Nach dem Vormarsch der vergangenen Tage hielten die ukrainischen Erfolge auch am Montag an. Dem ukrainischen Generalstab zufolge seien binnen 24 Stunden mehr als 20 russisch-besetzte Ortschaften im Nordosten zurückerobert worden. In sozialen Medien war vielfach zu sehen, wie die Bewohner die einrückenden ukrainischen Soldaten freudig empfingen.
Tausende russische Soldaten hatten angesichts des überraschend schnellen Vormarsches der ukrainischen Truppen ihre Stellungen zuletzt aufgegeben und dabei große Mengen an Munition und Ausrüstung zurückgelassen. Witali Gantschew, ein von Russland eingesetzter Statthalter in den besetzten Gebieten Charkiws, räumte am Montag im staatlichen russischen Fernsehen Gebietsverluste ein. Die Ukrainer seien mit achtmal mehr Soldaten angerückt als Russland zusammen mit seinen prorussischen Verbündeten in dem Gebiet stationiert gehabt habe, sagte Gantschew. „Die Lage wird von Stunde zu Stunde schwieriger.“ Man habe etwa 5.000 Zivilisten nach Russland in Sicherheit gebracht. Die ukrainische Grenze zur russischen Region Belgorod sei inzwischen geschlossen.
Erfolge im Süden
Auch aus dem Süden, wo die Gegenoffensive wegen starker russischer Artillerie langsamer vorankommt, meldete die Ukraine Erfolge. In der Region Cherson habe man „rund 500 Quadratkilometer befreit“, sagte eine Sprecherin des Südkommandos der ukrainischen Armee am Montag. Mehrere Ortschaften stünden wieder „vollständig unter ukrainischer Flagge“. Am Sonntag hatte ein ukrainischer Armeechef von 3.000 Quadratkilometern Fläche gesprochen, welche die Ukraine im Zuge ihrer Gegenoffensive von den russischen Truppen zurückerobert habe, ein Großteil in der Region Charkiw im Nordosten.

Dem ukrainischen Verteidigungsminister Oleksij Resnikow zufolge ist die ukrainische Gegenoffensive die „dritte Phase“ eines Plans Kiews zur Rückeroberung besetzter Gebiet. In einem Interview mit der französischen Zeitung Le Monde sagte Resnikow, in der ersten Phase habe die Ukraine versucht, Moskau von weiteren Angriffen abzuhalten, in der zweiten sei es um eine „Stabilisierung“ der Frontlinien gegangen. Die Leitung der Armee habe ihren Plan gegen den russischen Angriffskrieg auf Grundlage der Waffenlieferungen westlicher Partner entwickelt.

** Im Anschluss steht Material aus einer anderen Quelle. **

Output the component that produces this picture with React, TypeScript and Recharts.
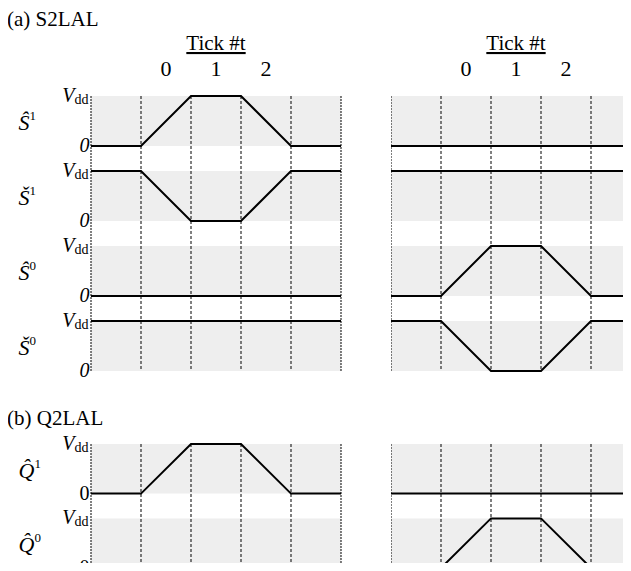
import React from 'react';
import { LineChart, Line, XAxis, YAxis, ReferenceArea, ReferenceLine } from 'recharts';

const FONT = "'Liberation Serif', Tinos, 'Times New Roman', Times, 'DejaVu Serif', serif";

// time grid: 5 half-tick slots between 6 boundaries
const timePoints = [0, 1, 2, 3, 4, 5];
const tickPositions = [1.5, 2.5, 3.5];
const tickLabels = ['0', '1', '2'];

// (a) S2LAL — 0 = ground, 1 = Vdd
const sHat1Left = [0, 0, 1, 1, 0, 0];
const sCheck1Left = [1, 1, 0, 0, 1, 1];
const sHat0Left = [0, 0, 0, 0, 0, 0];
const sCheck0Left = [1, 1, 1, 1, 1, 1];

const sHat1Right = [0, 0, 0, 0, 0, 0];
const sCheck1Right = [1, 1, 1, 1, 1, 1];
const sHat0Right = [0, 0, 1, 1, 0, 0];
const sCheck0Right = [1, 1, 0, 0, 1, 1];

// (b) Q2LAL
const qHat1Left = [0, 0, 1, 1, 0, 0];
const qHat0Left = [0, 0, 0, 0, 0, 0];
const qHat1Right = [0, 0, 0, 0, 0, 0];
const qHat0Right = [0, 0, 1, 1, 0, 0];

const namesA = [['\u015C', '1'], ['\u0160', '1'], ['\u015C', '0'], ['\u0160', '0']];
const namesB = [['Q\u0302', '1'], ['Q\u0302', '0']];

const ROW_STEP = 1.5; // row height 1 + gap 0.5

const WavePanel = ({ left, top, width, height, marginTop, marginBottom, series, names, showY, showX, italicZero }) => {
  const n = series.length;
  const bases = series.map((_, i) => (n - 1 - i) * ROW_STEP);
  const yMax = (n - 1) * ROW_STEP + 1;
  const data = timePoints.map((t, j) => {
    const row = { t };
    series.forEach((s, i) => {
      row['s' + i] = bases[i] + s[j];
    });
    return row;
  });
  const yTicks = [];
  bases.forEach((b) => yTicks.push(b, b + 0.5, b + 1));

  const renderYTick = (props) => {
    const { y, payload } = props;
    const v = payload.value;
    const row = bases.findIndex((b) => v >= b - 1e-6 && v <= b + 1 + 1e-6);
    if (row < 0) return null;
    const level = v - bases[row];
    if (Math.abs(level - 0.5) < 1e-6) {
      const [sym, sup] = names[row];
      return (
        <text x={17.5} y={y + 9} fontFamily={FONT} fontSize={22} fontStyle="italic" fill="#000">
          {sym}
          <tspan fontSize={13} fontStyle="normal" dy={-10}>{sup}</tspan>
        </text>
      );
    }
    if (level > 0.5) {
      return (
        <text x={87.5} y={y} dy={6} textAnchor="end" fontFamily={FONT} fill="#000">
          <tspan fontSize={20} fontStyle="italic">V</tspan>
          <tspan fontSize={14} dy={2}>dd</tspan>
        </text>
      );
    }
    return (
      <text x={88.5} y={y} dy={6} textAnchor="end" fontFamily={FONT} fontSize={20}
        fontStyle={italicZero ? 'italic' : 'normal'} fill="#000">
        0
      </text>
    );
  };

  const renderXTick = (props) => {
    const { x, index } = props;
    return (
      <text x={x} y={76} textAnchor="middle" fontFamily={FONT} fontSize={22} fill="#000">
        {tickLabels[index]}
      </text>
    );
  };

  const renderXTitle = (props) => {
    const vb = props.viewBox;
    return (
      <text x={vb.x + vb.width / 2} y={50} textAnchor="middle" fontFamily={FONT} fontSize={21}
        fill="#000" style={{ textDecoration: 'underline' }}>
        Tick #t
      </text>
    );
  };

  return (
    <div style={{ position: 'absolute', left, top }}>
      <LineChart width={width} height={height} data={data}
        margin={{ top: marginTop, right: 1, bottom: marginBottom, left: 0 }}>
        <XAxis dataKey="t" type="number" domain={[0, 5]} orientation="top"
          ticks={tickPositions} axisLine={false} tickLine={false} height={66}
          hide={!showX} tick={renderXTick} interval={0}
          label={{ content: renderXTitle }} />
        <YAxis type="number" domain={[0, yMax]} ticks={yTicks} width={showY ? 90 : 0}
          hide={!showY} axisLine={false} tickLine={false} tick={renderYTick} interval={0} />
        {bases.map((b, i) => (
          <ReferenceArea key={'band' + i} y1={b} y2={b + 1} fill="#eeeeee" fillOpacity={1}
            stroke="none" ifOverflow="visible" />
        ))}
        {timePoints.map((t) => (
          <ReferenceLine key={'v' + t} x={t} stroke="#000" strokeWidth={1}
            strokeDasharray={t === 0 || t === 5 ? '2 1' : '3 2'} ifOverflow="visible" />
        ))}
        {series.map((_, i) => (
          <Line key={'l' + i} type="linear" dataKey={'s' + i} stroke="#000" strokeWidth={2}
            dot={false} activeDot={false} isAnimationActive={false} />
        ))}
      </LineChart>
    </div>
  );
};

export default function App() {
  const seriesALeft = [sHat1Left, sCheck1Left, sHat0Left, sCheck0Left];
  const seriesARight = [sHat1Right, sCheck1Right, sHat0Right, sCheck0Right];
  const seriesBLeft = [qHat1Left, qHat0Left];
  const seriesBRight = [qHat1Right, qHat0Right];

  return (
    <div style={{ position: 'relative', width: 631, height: 571, margin: -8, overflow: 'hidden', background: '#fff' }}>
      <svg width={631} height={571} style={{ position: 'absolute', left: 0, top: 0 }}>
        <text x={7} y={26} fontFamily={FONT} fontSize={21} fill="#000">(a) S2LAL</text>
        <text x={7} y={425} fontFamily={FONT} fontSize={21} fill="#000">(b) Q2LAL</text>
      </svg>
      <WavePanel left={0.5} top={0} width={341} height={386} marginTop={30} marginBottom={15}
        series={seriesALeft} names={namesA} showY showX italicZero />
      <WavePanel left={390.5} top={0} width={251} height={386} marginTop={30} marginBottom={15}
        series={seriesARight} names={namesA} showY={false} showX italicZero />
      <WavePanel left={0.5} top={430} width={341} height={150} marginTop={14} marginBottom={12}
        series={seriesBLeft} names={namesB} showY showX={false} italicZero={false} />
      <WavePanel left={390.5} top={430} width={251} height={150} marginTop={14} marginBottom={12}
        series={seriesBRight} names={namesB} showY={false} showX={false} italicZero={false} />
    </div>
  );
}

Mit den von den USA gelieferten Himars-Raketenwerfersystemen habe Kiew begonnen, die Versorgungslinien der Russen abzuschneiden. Die Ukraine habe „das Blatt zu ihren Gunsten gewendet“, die derzeitige Gegenoffensive werde aber „den Krieg nicht beenden“, schrieb die US-Denkfabrik Institute for the Study of War am Montag auf Twitter.
Angriffe auf Stromversorgung
Der ukrainische Präsident Wolodymyr Selenskyj warf Russland vor, als Vergeltung für die Erfolge bei der ukrainischen Gegenoffensive gezielt die zivile Infrastruktur des Landes zu attackieren. „Keine Militäreinrichtungen. Das Ziel ist es, den Menschen Licht & Wärme zu berauben“, schrieb er auf Twitter.
Nach der erfolgreichen Gegenoffensive war am Sonntag wegen russischer Raketenangriffe in mehreren Regionen im Norden, Süden und Osten der Ukraine der Strom und teilweise auch die Wasserversorgung ausgefallen. Getroffen wurde unter anderem das zweitgrößte Elektrizitätswerk der Ukraine bei Charkiw.

In den meisten Regionen war die Stromversorgung am Montag nach ukrainischen Angaben aber wiederhergestellt. Allein in der Region Charkiw funktionierten 80 Prozent der Strom- und Wasserversorgung wieder, erklärte der stellvertretende Leiter des Präsidialamts, Kyrylo Tymoschenko, am Montagmorgen. Der ukrainische Verteidigungsminister Resnikow sagte dem Le Monde auch noch, die Offensive sei wie ein Schneeball, der einen Hang runterkugele. „Das ist ein Zeichen, dass Russland besiegt werden kann.“ (Reuters, AFP, A.B.)